Thursday September 15th, 2016 at 10:09 PM.
Good news I guess, I will be going home.
Even though my mom made me terrible about it. I will also be skipping my 2:20 PM, so I can be picked up at 1:00 PM. She sure did a great job at making me fell terrible/bad/guilty about it.
It still makes me angry that I am being given a hard time about in.
I made it three weeks though, which means only twelve weeks left.
It is now 10:25 PM.
I am watching If I Stay at the same time, and my roommate came back but she already left again.
My friend and roommate will also be going home this weekend so I guess it would have either been terrible if I stayed here or great. Terrible because I am alone, and great because I am alone.

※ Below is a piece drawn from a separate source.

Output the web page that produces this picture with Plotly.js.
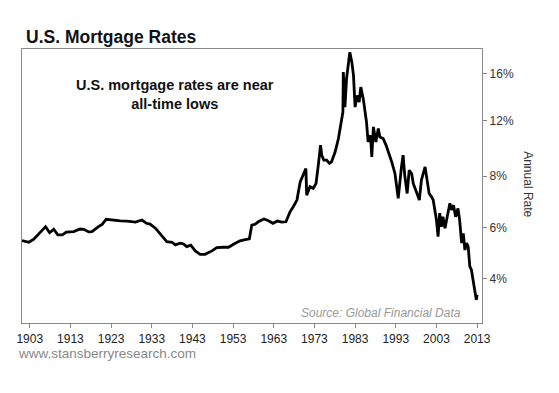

I did not really do much today due to the fact that I had no classes.
I also feel really guilty about skipping my class tomorrow but I mean I guess I do not know what I really want to do.

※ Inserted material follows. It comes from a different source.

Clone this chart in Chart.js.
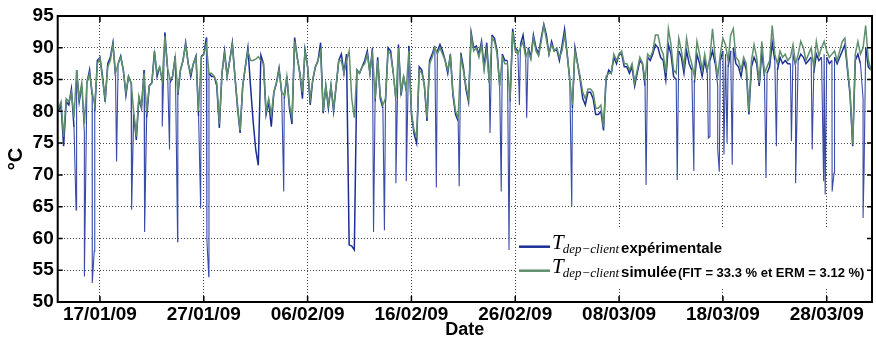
<!DOCTYPE html>
<html>
<head>
<meta charset="utf-8">
<script src="https://cdn.jsdelivr.net/npm/chart.js@4.4.1/dist/chart.umd.min.js"></script>
<style>
  html, body { margin: 0; padding: 0; background: #fff; }
  #wrap { width: 876px; height: 338px; }
</style>
</head>
<body>
<div id="wrap"><canvas id="chart" width="876" height="338"></canvas></div>
<script>
// x values are days counted from 01/01/09 00:00, one sample every 6 hours
const START_DAY = 12.0;
const STEP_DAY = 0.25;
const X_MIN = 11.93;
const X_MAX = 90.36;

const tickDays = [16, 26, 36, 46, 56, 66, 76, 86];
const tickLabels = ['17/01/09', '27/01/09', '06/02/09', '16/02/09', '26/02/09', '08/03/09', '18/03/09', '28/03/09'];

// simulated supply temperature (°C)
const simulated = [
  80.5, 81.5, 76, 82,   81.5, 83, 79, 86.5,   82, 84.5, 78, 84.5,   86, 83, 81, 87.5,
  88.4, 85, 82, 87,     88, 90.5, 86, 87.5,   88.5, 86.5, 83, 85.5, 84.5, 80, 76, 82.4,
  80.8, 86, 80, 84,     84.5, 89, 86, 87,     85, 91.8, 87, 85,     85.5, 88.5, 83, 86.5,
  88, 90.5, 87.5, 86,   87.5, 88.5, 80, 88.5, 89, 90.5, 86, 86,     85.5, 84.5, 78, 86,
  89, 85.5, 88, 90.5,   85.5, 81, 77, 84,     87, 89.5, 88, 88,     88.2, 88.6, 88, 87.5,
  80, 82, 79.5, 83,     84.5, 86.5, 83, 82.5, 85.5, 81, 79, 91,     88.5, 86, 83, 89.5,
  87, 82, 85, 87,       88, 89.5, 80, 84,     81, 84, 80.5, 84,     88, 88, 86, 88,
  89.5, 82, 79, 86.5,   86, 87, 87.5, 89,     86, 89.5, 82, 88,     82.5, 81, 82, 89.5,
  89, 86, 82, 90,       83, 85.5, 83.5, 89.5, 80, 77, 76, 86.5,     86, 84, 79, 87.5,
  88.5, 90, 89, 90,     89, 88, 86.5, 88.5,   83, 80, 79, 88.5,     86.5, 84, 82, 92,
  89.5, 90, 88.5, 90.5, 86.5, 89.5, 84.5, 91.5, 91, 89, 84, 88.5,   87.5, 87.5, 82, 92.5,
  89.5, 89, 90, 91,     88.5, 89.5, 88.2, 91.5, 89.5, 88.7, 91, 93.5, 91.3, 89, 90.5, 89.5,
  90, 88.5, 89.5, 92,   89, 85, 81, 89.5,     87.5, 85.5, 83, 82,   83.5, 83.5, 83, 80.5,
  80.5, 81, 77.5, 85.5, 86, 86, 89, 88,       89, 89.5, 87.5, 87.5, 86.5, 87.5, 84.5, 86.5,
  88.5, 87.6, 85, 89,   88.5, 89.5, 92, 92,   90, 89, 86, 93,       90.5, 86.5, 86, 91.5,
  89.5, 87, 91.5, 89,   87.5, 85.5, 91, 89,   86.5, 89, 86.5, 88.5, 93, 88.5, 85.5, 89,
  91.5, 90.5, 88, 92,   93, 88.5, 88, 86.5,   88.5, 87.5, 80, 88,   90.5, 88.5, 84.5, 91,
  86, 87, 88, 93.5,     89, 87.5, 89.5, 88.5, 89, 88, 88.5, 90.5,   87.5, 89, 91, 90,
  88, 89, 90, 87,       91, 88.7, 90, 91,     89.5, 88.5, 89, 89.5, 88, 89.5, 91, 91.5,
  87, 83, 74.8, 89,     91, 89, 90, 93.5,     88.2, 86.5
];

// measured supply temperature (°C)
const measured = [
  80, 81, 74.5, 81.5,   81, 83.5, 77.5, 86.5, 81.5, 84, 76.5, 84.5, 86.5, 82.5, 80, 88,
  88.5, 85.5, 81.5, 87.5, 88.5, 90.8, 85.5, 87.5, 88.7, 86.5, 82.5, 85.5, 84.5, 79.5, 75.5, 82,
  80.5, 86.5, 79, 84,   84.5, 89.5, 85.5, 87, 84.5, 92.4, 87, 84.5, 85.5, 88.7, 82.5, 86.5,
  88, 90.8, 87.5, 85.5, 87.5, 88.7, 79.2, 88.7, 89, 91.6, 86, 85.5, 85.5, 84, 77.4, 86,
  89.5, 85.5, 88, 90.8, 85.5, 80.5, 76.6, 84, 87, 90, 84, 78.5,     74, 71.5, 88.8, 87.5,
  79.5, 81.5, 77.6, 83, 84.5, 86.8, 83, 82, 85.5, 80.5, 78, 91.6,   88.5, 86, 82, 89.7,
  87, 81, 85, 87,       88, 90.8, 79.7, 84, 80.5, 84, 80, 84,       88, 89, 86, 89,
  59, 58.8, 58.2, 86.5, 86, 87, 88, 89.5,   86, 90, 81.5, 88.5,     82, 80.5, 81.5, 90,
  89.5, 86, 81.5, 90.5, 82.5, 85.5, 83, 90.3, 79.5, 76.5, 75, 87,   86.5, 84, 78.5, 88,
  89, 90.3, 89.5, 90.5, 89.5, 88, 86, 89,   82.5, 79.5, 78.5, 89.2, 87, 83.5, 81.5, 92.4,
  90, 90.3, 89, 91,     87, 90.8, 84.5, 92, 91.5, 89.5, 84, 89,     88, 88, 81.5, 93,
  90, 89.5, 90.5, 92,   89, 90, 88.5, 92,   90, 89, 91.5, 93.7,     92, 89, 91, 89.5,
  89.7, 88, 90.3, 92.9, 89, 85, 80.5, 90,   87.5, 85, 82, 81,       83, 83, 82, 79.5,
  79.5, 80, 77, 85,     86.5, 86, 88.5, 87.5, 89, 89, 87, 87,       86, 87, 84, 86,
  88, 87.5, 84, 88.5,   88, 89, 90.5, 90,   88.5, 88, 85, 90.5,     89, 85.5, 85, 89.5,
  88.5, 86, 89.5, 87.5, 86.5, 84.5, 89, 87.5, 85.5, 88, 86, 88,     89.5, 87.5, 84, 88,
  89.5, 89, 87, 89.5,   90, 87.5, 87, 85.5, 88, 86.5, 79.5, 87,     88.5, 87.5, 84, 89.5,
  85.5, 86, 87, 90.8,   88, 86.5, 88.5, 87.5, 88, 87.5, 87.5, 89,   87, 88, 89, 88.5,
  87.5, 88, 88.5, 86,   89, 88, 88.5, 89,   88.5, 87.5, 88, 88.5,   87.5, 88.5, 89.5, 90.5,
  86.5, 82.5, 74.5, 88, 89, 87.5, 82, 90,   87, 86.5
];

// short drops in the measured series
const dropDays = [13.7, 14.5, 15.26, 15.45, 17.6, 19.05, 20.3, 22.0, 22.7, 23.48, 25.7, 26.3, 26.48,
  33.7, 42.35, 43.4, 44.5, 45.5, 48.4, 50.6, 53.57, 54.65, 55.4, 56.4, 57.1, 61.44, 68.6,
  71.6, 73.2, 74.6, 74.72, 75.5, 75.65, 76.1, 76.4, 76.9, 80.15, 81.15, 82.6, 83.0, 84.6,
  85.7, 85.85, 86.52, 86.7, 89.5, 89.6];
const dropValues = [64.5, 54, 53, 58, 72.1, 64.5, 61, 77.6, 74, 59.5, 64.7, 59.7, 54,
  67.4, 61, 61.3, 68.7, 69, 68, 68.2, 76.6, 67.4, 58.2, 81, 79, 65, 68.4,
  69.2, 70.6, 75.8, 76, 74, 70.5, 73.2, 75, 71.6, 69.5, 74.5, 75.3, 68.7, 74,
  69, 66.9, 67.4, 70.3, 63.2, 71];

const legendSymbol = 'T';
const legendSub = 'dep\u2212client';
const seriesNames = ['expérimentale', 'simulée'];
const fitNote = '(FIT = 33.3 % et ERM = 3.12 %)';

const BLUE = '#1c2f96';
const BLUE_THIN = '#3a4ca8';
const GREEN = '#5f8f6c';
const SANS = '"Liberation Sans", Arial, sans-serif';
const SERIF = '"Liberation Serif", "Times New Roman", serif';

const simPoints = simulated.map((v, i) => ({ x: START_DAY + i * STEP_DAY, y: v }));
const expPoints = measured.map((v, i) => ({ x: START_DAY + i * STEP_DAY, y: v }))
  .concat(dropDays.map((d, i) => ({ x: d, y: dropValues[i] })))
  .sort((a, b) => a.x - b.x);

// segments going into or out of a short drop are drawn thinner
const isDrop = p => dropDays.includes(p.parsed.x);
const dropSegment = c => isDrop(c.p0) || isDrop(c.p1);

// frame, inward ticks and the two-line legend
const framePlugin = {
  id: 'frame',
  afterDraw(chart) {
    const { ctx, chartArea: a, scales } = chart;
    ctx.save();

    // legend
    const bx = a.right - 355;
    ctx.fillStyle = '#fff';
    ctx.fillRect(bx, a.bottom - 73, 354, 58);
    const rows = [a.bottom - 55.3, a.bottom - 31.3];
    const colors = [BLUE, GREEN];
    rows.forEach((ly, i) => {
      ctx.strokeStyle = colors[i];
      ctx.lineWidth = 2.5;
      ctx.beginPath();
      ctx.moveTo(bx + 2, ly);
      ctx.lineTo(bx + 33, ly);
      ctx.stroke();
      ctx.fillStyle = '#000';
      ctx.textBaseline = 'alphabetic';
      ctx.textAlign = 'left';
      let x = bx + 35;
      ctx.font = 'italic 21px ' + SERIF;
      ctx.fillText(legendSymbol, x, ly + 2);
      x += ctx.measureText(legendSymbol).width - 1;
      ctx.font = 'italic 13px ' + SERIF;
      ctx.fillText(legendSub, x, ly + 6.5);
      x += ctx.measureText(legendSub).width + 2;
      ctx.font = 'bold 15px ' + SANS;
      ctx.fillText(seriesNames[i], x, ly + 6.5);
      x += ctx.measureText(seriesNames[i]).width + 1;
      if (i === 1) {
        ctx.font = 'bold 13px ' + SANS;
        ctx.fillText(fitNote, x, ly + 6.5);
      }
    });

    // box around the plot
    ctx.strokeStyle = '#000';
    ctx.lineWidth = 2;
    ctx.strokeRect(a.left, a.top, a.right - a.left, a.bottom - a.top);

    // inward tick marks
    ctx.lineWidth = 1.5;
    ctx.beginPath();
    scales.y.ticks.forEach(t => {
      const py = scales.y.getPixelForValue(t.value);
      ctx.moveTo(a.left, py); ctx.lineTo(a.left + 5, py);
      ctx.moveTo(a.right, py); ctx.lineTo(a.right - 5, py);
    });
    scales.x.ticks.forEach(t => {
      const px = scales.x.getPixelForValue(t.value);
      ctx.moveTo(px, a.bottom); ctx.lineTo(px, a.bottom - 6);
      ctx.moveTo(px, a.top); ctx.lineTo(px, a.top + 6);
    });
    ctx.stroke();
    ctx.restore();
  }
};

const ctx = document.getElementById('chart').getContext('2d');
new Chart(ctx, {
  type: 'line',
  data: {
    datasets: [
      {
        label: seriesNames[1],
        data: simPoints,
        borderColor: GREEN,
        borderWidth: 1.5,
        pointRadius: 0,
        tension: 0,
        order: 0
      },
      {
        label: seriesNames[0],
        data: expPoints,
        borderColor: BLUE,
        borderWidth: 1.5,
        pointRadius: 0,
        tension: 0,
        order: 1,
        segment: {
          borderWidth: c => dropSegment(c) ? 1.1 : undefined,
          borderColor: c => dropSegment(c) ? BLUE_THIN : undefined
        }
      }
    ]
  },
  options: {
    responsive: false,
    animation: false,
    layout: { padding: { top: 16, right: 4, left: 0, bottom: 0 } },
    plugins: {
      legend: { display: false },
      tooltip: { enabled: false }
    },
    scales: {
      x: {
        type: 'linear',
        min: X_MIN,
        max: X_MAX,
        afterBuildTicks: s => { s.ticks = tickDays.map(v => ({ value: v })); },
        afterFit: s => { s.height = 36; },
        ticks: {
          callback: (v, i) => tickLabels[i],
          autoSkip: false,
          maxRotation: 0,
          padding: 1,
          color: '#000',
          font: { family: SANS, size: 19, weight: 'bold' }
        },
        grid: { color: '#444', lineWidth: 1, drawTicks: false },
        border: { display: false, dash: [1, 2] },
        title: {
          display: true,
          text: 'Date',
          color: '#000',
          padding: 0,
          font: { family: SANS, size: 18, weight: 'bold', lineHeight: 0.9 }
        }
      },
      y: {
        min: 50,
        max: 95,
        afterFit: s => { s.width = 57.7; },
        ticks: {
          stepSize: 5,
          padding: 4,
          color: '#000',
          font: { family: SANS, size: 19, weight: 'bold' }
        },
        grid: { color: '#444', lineWidth: 1, drawTicks: false },
        border: { display: false, dash: [1, 2] },
        title: {
          display: true,
          text: '°C',
          color: '#000',
          padding: { top: 4, bottom: 0 },
          font: { family: SANS, size: 20, weight: 'bold', lineHeight: 1.2 }
        }
      }
    }
  },
  plugins: [framePlugin]
});
</script>
</body>
</html>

I was supposed to go to my friend’s hometown, but then she decided that she was just going to skip all of her classes and just stay there tonight too. I still could of gone with but there was really no point to have them drive all that way for basically no reason.

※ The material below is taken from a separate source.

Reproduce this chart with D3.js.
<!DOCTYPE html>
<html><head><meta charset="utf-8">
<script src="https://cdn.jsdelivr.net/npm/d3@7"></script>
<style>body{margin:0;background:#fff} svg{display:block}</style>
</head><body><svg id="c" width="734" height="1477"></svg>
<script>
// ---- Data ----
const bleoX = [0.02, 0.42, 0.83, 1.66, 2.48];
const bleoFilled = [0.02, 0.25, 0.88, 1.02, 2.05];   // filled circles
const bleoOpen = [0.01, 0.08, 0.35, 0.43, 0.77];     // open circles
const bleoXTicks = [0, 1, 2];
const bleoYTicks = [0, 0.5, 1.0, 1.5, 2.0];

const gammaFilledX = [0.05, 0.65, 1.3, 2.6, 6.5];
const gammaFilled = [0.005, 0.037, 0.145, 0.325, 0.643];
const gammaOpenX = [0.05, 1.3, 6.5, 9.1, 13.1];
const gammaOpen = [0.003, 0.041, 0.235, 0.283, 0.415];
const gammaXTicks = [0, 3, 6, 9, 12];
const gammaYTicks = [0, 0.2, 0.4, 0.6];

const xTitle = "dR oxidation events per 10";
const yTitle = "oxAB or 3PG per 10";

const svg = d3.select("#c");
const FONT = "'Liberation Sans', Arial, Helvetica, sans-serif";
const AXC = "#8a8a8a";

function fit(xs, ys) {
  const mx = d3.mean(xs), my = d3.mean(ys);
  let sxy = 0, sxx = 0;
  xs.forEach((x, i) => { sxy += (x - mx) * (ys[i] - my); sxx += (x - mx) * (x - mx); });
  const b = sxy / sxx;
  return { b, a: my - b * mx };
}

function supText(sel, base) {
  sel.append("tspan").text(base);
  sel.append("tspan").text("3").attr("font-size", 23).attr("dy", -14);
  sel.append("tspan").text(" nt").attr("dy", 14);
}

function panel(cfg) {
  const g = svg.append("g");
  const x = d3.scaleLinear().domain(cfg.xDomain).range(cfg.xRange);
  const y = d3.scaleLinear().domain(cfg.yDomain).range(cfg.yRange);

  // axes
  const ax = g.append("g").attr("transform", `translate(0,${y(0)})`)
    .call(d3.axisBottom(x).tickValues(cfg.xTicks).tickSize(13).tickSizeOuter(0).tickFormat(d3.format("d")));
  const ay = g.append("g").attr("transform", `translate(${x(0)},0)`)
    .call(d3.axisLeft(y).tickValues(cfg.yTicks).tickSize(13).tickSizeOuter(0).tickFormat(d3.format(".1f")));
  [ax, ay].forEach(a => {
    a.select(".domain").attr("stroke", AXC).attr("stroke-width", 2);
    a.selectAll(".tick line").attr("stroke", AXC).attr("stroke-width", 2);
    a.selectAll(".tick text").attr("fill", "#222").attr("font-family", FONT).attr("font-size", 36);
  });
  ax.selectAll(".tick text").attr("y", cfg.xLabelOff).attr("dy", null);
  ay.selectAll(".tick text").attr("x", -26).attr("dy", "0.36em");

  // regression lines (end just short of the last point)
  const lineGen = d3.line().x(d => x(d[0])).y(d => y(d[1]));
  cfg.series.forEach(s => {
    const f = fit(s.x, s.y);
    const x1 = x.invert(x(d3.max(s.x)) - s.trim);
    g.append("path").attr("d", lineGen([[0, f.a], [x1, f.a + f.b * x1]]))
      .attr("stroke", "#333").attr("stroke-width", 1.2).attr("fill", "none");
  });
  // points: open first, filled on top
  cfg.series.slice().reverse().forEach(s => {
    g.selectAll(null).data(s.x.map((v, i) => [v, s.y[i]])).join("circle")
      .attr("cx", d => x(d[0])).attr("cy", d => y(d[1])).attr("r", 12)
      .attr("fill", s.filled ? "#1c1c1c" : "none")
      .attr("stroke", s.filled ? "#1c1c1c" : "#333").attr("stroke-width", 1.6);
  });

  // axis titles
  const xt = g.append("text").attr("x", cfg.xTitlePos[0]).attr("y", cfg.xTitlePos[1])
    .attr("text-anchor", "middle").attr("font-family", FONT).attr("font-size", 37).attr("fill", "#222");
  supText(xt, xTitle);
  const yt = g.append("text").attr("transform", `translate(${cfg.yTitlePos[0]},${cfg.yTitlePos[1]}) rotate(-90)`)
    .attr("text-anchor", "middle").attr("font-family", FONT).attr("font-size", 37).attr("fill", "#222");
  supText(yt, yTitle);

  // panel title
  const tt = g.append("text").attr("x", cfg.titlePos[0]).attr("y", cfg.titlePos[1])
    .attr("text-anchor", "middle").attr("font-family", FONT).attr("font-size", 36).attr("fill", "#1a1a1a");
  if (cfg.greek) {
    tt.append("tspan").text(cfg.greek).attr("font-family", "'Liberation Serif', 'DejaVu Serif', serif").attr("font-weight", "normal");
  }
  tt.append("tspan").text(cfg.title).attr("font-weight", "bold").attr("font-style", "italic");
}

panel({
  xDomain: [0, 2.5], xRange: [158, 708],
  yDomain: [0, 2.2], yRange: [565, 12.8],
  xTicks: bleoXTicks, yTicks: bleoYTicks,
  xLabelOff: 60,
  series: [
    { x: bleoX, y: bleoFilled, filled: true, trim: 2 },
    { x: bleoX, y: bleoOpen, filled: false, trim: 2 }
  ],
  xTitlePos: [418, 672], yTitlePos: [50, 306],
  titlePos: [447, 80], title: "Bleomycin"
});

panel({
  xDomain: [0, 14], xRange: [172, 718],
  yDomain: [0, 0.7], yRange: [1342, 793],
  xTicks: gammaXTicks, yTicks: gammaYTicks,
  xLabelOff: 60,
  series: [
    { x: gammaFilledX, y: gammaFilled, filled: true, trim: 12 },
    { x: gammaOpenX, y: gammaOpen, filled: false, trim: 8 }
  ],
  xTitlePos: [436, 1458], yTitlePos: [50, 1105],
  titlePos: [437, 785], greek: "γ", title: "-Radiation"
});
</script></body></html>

I also wrote a paper on what I value. I decided that what I valued was my home, but rephrased it as familiarity.
I am going to finish the movie now.
it is now 10:36 PM.
My high of the day- I got to pet a puppy and see multiple dogs. My low of the day- feeling awful about myself because I want to go home instead of be here. Also felt pretty bad because today was the first time that I did not actually want to open my computer to write a blog.